Now, I said there is almost no downside. For most teams, there wouldn't be. For Mr. Brown and his Bengals, it is a rather large downside. Along with a salary cap, there is a salary floor. I'm not sure of the exact figure, but for 2009 it will be somewhere around 86% of the salary cap for a given team. A higher salary cap means a higher salary floor. For most teams, that's not a problem. In the case of a $10M credit, it would mean the team must pay out in the neighborhood of $8.6M more in a given year. Some extra room to sign a young veteran (Jonathan Joseph perhaps) to a deserved extension without adversely affecting the 2009 cap. For the Bengals, well, it's a problem.
Hopefully you understood all that. If you didn't, here's the Cliff Notes: Mike Brown is a cheapass who hates you and you shouldn't support him with your hard earned cash. Bye for now.


OMG! Do you understand what 'likely' means and what it infers? Obviously you don't because if you did, you'd know that a 'likely to be earned' incentive means that it has to have a chance to be, well, likely earned. In you example you cite Carson Palmer receiving a mythical LTBE incentive if he were to throw 475 Touchdown passes. Yes, it is subjective to a certain point but the law also holds that even subjective statements can be held to scrutiny and providing that they do not allow for actuality, they are then no longer able to be used to 'hide' under said subjectivity.
Now, if the terminology was changed to read: 'possible to be earned' incentives, that radically changes things but again, that terminology is subjective as it is known that no Quarterback (to use your example yet again) will EVER reach much more than a tenth of that number -- as evidenced by how many people in the history of the NFL that have thrown for 47 touchdowns in a season or more.
However, it could be argued that it is possible for someone to throw sixty-five touchdowns in a year but I think it can be agreed that this is not LIKELY to do -- hence an LTBE would not be usable to 'hide' behind. Remember, for something to be likely -- or even possible, it has to have a realistic chance of happening otherwise the terminology is invalid and if proven with intent to 'skirt rules and regulations (which, btw, is determined by legal proceedings -- not what the NFL says it is), -- fraudlulent!
This means that your 'posit' regarding this 'banking' is incorrect. The only thing about writing LTBE's that bears fruit is that a team can publish their salary numbers and make them look good (in the Bengal's case, they spend short and that looks very bad on them so 'cooking the books' so to speak makes it look like they've tried, it's just been bad fortune) when in fact, for all practical purposes, they are spending much less.
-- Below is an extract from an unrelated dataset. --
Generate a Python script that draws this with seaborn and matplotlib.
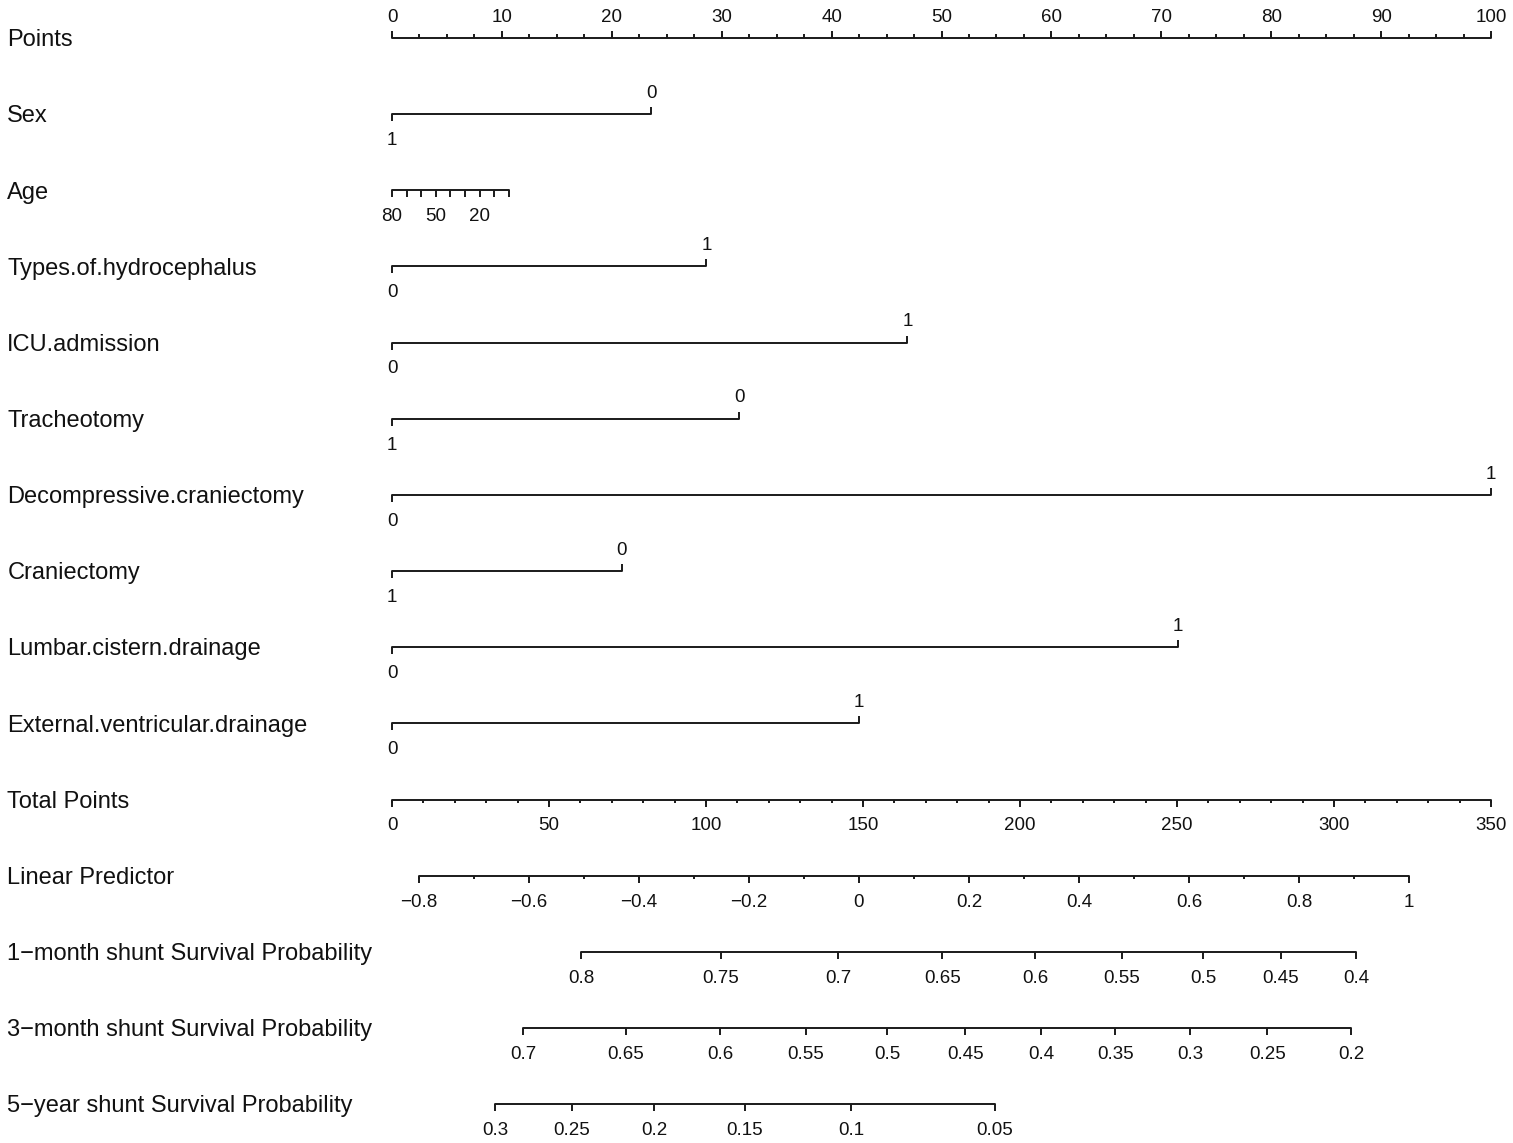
import numpy as np
import pandas as pd
import seaborn as sns
import matplotlib.pyplot as plt

# nomogram rows, top to bottom
row_names = ['Points', 'Sex', 'Age', 'Types.of.hydrocephalus', 'ICU.admission',
             'Tracheotomy', 'Decompressive.craniectomy', 'Craniectomy',
             'Lumbar.cistern.drainage', 'External.ventricular.drainage',
             'Total Points', 'Linear Predictor',
             '1\u2212month shunt Survival Probability',
             '3\u2212month shunt Survival Probability',
             '5\u2212year shunt Survival Probability']

# binary predictors -> points given to level 0 and level 1
binary_vars = ['Sex', 'Types.of.hydrocephalus', 'ICU.admission', 'Tracheotomy',
               'Decompressive.craniectomy', 'Craniectomy',
               'Lumbar.cistern.drainage', 'External.ventricular.drainage']
pts_level0 = [23.6, 0, 0, 31.6, 0, 20.9, 0, 0]
pts_level1 = [0, 28.6, 46.9, 0, 100, 0, 71.5, 42.5]

# age -> points
age_values = [80, 70, 60, 50, 40, 30, 20, 10, 0]
age_points = [0.0, 1.34, 2.67, 3.97, 5.30, 6.64, 7.98, 9.31, 10.65]
age_shown = [80, 50, 20]

# points / total points scales
points_major = [0, 10, 20, 30, 40, 50, 60, 70, 80, 90, 100]
total_major = [0, 50, 100, 150, 200, 250, 300, 350]
total_max = 350

# linear predictor: ticks and where 0 sits on the total points scale
lp_major = [-0.8, -0.6, -0.4, -0.2, 0, 0.2, 0.4, 0.6, 0.8, 1]
lp_zero_total = 148.7
lp_total_per_unit = 175.2

# survival probability scales: labels and position on total points
surv1_labels = ['0.8', '0.75', '0.7', '0.65', '0.6', '0.55', '0.5', '0.45', '0.4']
surv1_total = [60.2, 104.8, 142.0, 175.2, 204.8, 232.5, 258.3, 283.1, 307.0]
surv3_labels = ['0.7', '0.65', '0.6', '0.55', '0.5', '0.45', '0.4', '0.35', '0.3', '0.25', '0.2']
surv3_total = [41.7, 74.5, 104.5, 131.8, 157.6, 182.5, 206.7, 230.3, 254.1, 278.7, 305.4]
surv60_labels = ['0.3', '0.25', '0.2', '0.15', '0.1', '0.05']
surv60_total = [32.8, 57.3, 83.4, 112.4, 146.2, 192.0]

sns.set_theme(style='white')
plt.rcParams['font.family'] = ['Liberation Sans', 'DejaVu Sans']

ink = '#1a1a1a'
lw = 1.4
tick_len = 0.092
minor_len = 0.046
off_above = 0.214   # baseline of labels above a line
off_below = 0.405   # baseline of labels below a line

fig = plt.figure(figsize=(15.13, 11.43), dpi=100)
ax = fig.add_axes([0, 0, 1, 1])


def tot2pts(v):
    return np.asarray(v, dtype=float) * 100.0 / total_max


def fmt(v):
    s = ('%g' % v)
    return s.replace('-', '\u2212')


segments = []
ticks = []   # (x, row, direction, length)
texts = []   # (x, row, label, direction)


def scale(row, pos, labels, up=False, minor=None, show=None):
    pos = np.asarray(pos, dtype=float)
    segments.append((pos.min(), pos.max(), row))
    d = -1 if up else 1
    for p, l in zip(pos, labels):
        ticks.append((p, row, d, tick_len))
        if show is None or l in show:
            texts.append((p, row, l, d))
    if minor is not None:
        for p in minor:
            ticks.append((p, row, d, minor_len))


# Points
scale(0, points_major, [str(v) for v in points_major], up=True,
      minor=np.arange(0, 100.01, 2.5))

# binary predictors
for name, p0, p1 in zip(binary_vars, pts_level0, pts_level1):
    r = row_names.index(name)
    segments.append((min(p0, p1), max(p0, p1), r))
    for p, lvl in ((p0, '0'), (p1, '1')):
        d = -1 if p == max(p0, p1) else 1
        ticks.append((p, r, d, tick_len))
        texts.append((p, r, lvl, d))

# Age
scale(2, age_points, age_values, show=age_shown)

# Total points
scale(10, tot2pts(total_major), [str(v) for v in total_major],
      minor=tot2pts(np.arange(0, total_max + 0.1, 10)))

# Linear predictor
lp_pos = tot2pts(lp_zero_total + lp_total_per_unit * np.array(lp_major))
lp_minor = tot2pts(lp_zero_total + lp_total_per_unit * np.arange(-0.8, 1.01, 0.1))
scale(11, lp_pos, [fmt(v) for v in lp_major], minor=lp_minor)

# survival probabilities
scale(12, tot2pts(surv1_total), surv1_labels)
scale(13, tot2pts(surv3_total), surv3_labels)
scale(14, tot2pts(surv60_total), surv60_labels)

# axis lines through seaborn
seg_df = pd.DataFrame(
    [(x, r, i) for i, (a, b, r) in enumerate(segments) for x in (a, b)],
    columns=['x', 'row', 'seg'])
sns.lineplot(data=seg_df, x='x', y='row', units='seg', estimator=None,
             sort=False, color=ink, lw=lw, ax=ax, legend=False)

for x, r, d, ln in ticks:
    ax.plot([x, x], [r, r + d * ln], color=ink, lw=lw, solid_capstyle='butt')

for x, r, l, d in texts:
    y = r - off_above if d < 0 else r + off_below
    ax.text(x, y, str(l), ha='center', va='baseline',
            fontsize=13.5, color='#111111')

for i, name in enumerate(row_names):
    ax.text(-35.0, i + 0.108, name, ha='left', va='baseline',
            fontsize=17, color='#111111')

ax.set_xlim(-35.67, 102.0)
ax.set_ylim(14.51, -0.499)
ax.axis('off')

fig.savefig('out.png', dpi=100, facecolor='white')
Here's the "Cliff Notes" proper version: Mike Brown has ALWAYS been a cheap-ass and certain people, like me, have been telling you that since the day he took over the team, yet some were too selfish, when they had a chance, to send Mikey Boy Brown packing back when the PBS Stadium Deal was being considered and he threatened to leave town.
Sorry folks, but that is the true and complete 'Cliff Notes' version.
Posted by: WC | January 15, 2009 at 02:25 PM
The likelihood of the player actually earning the incentive is a moot point.
I don't know if they use anything as extreme as 475 TD passes, but you can be sure that these specific types of cap-stretching LTBE incentives are never earned.
It's LTBE because someone (in this case, the team) called it such, not because of the actual probability of earning the incentive.
Posted by: Showtime | January 15, 2009 at 03:42 PM
Let me chime in. LTBE's are just that "likely". And there are very clear criteria in the CBA for that - the team can not just call it likely. A simple example is they could have restructured Carson's contract this year and added a LTBE for Touchdowns - say 20 for the season. That would have been deemed "likely" based on last years performance. However, it was a 100% guarantee Carson would not have reached that based on his injury.
Bottom line the Bengals never use this as a means to push cap space into future years.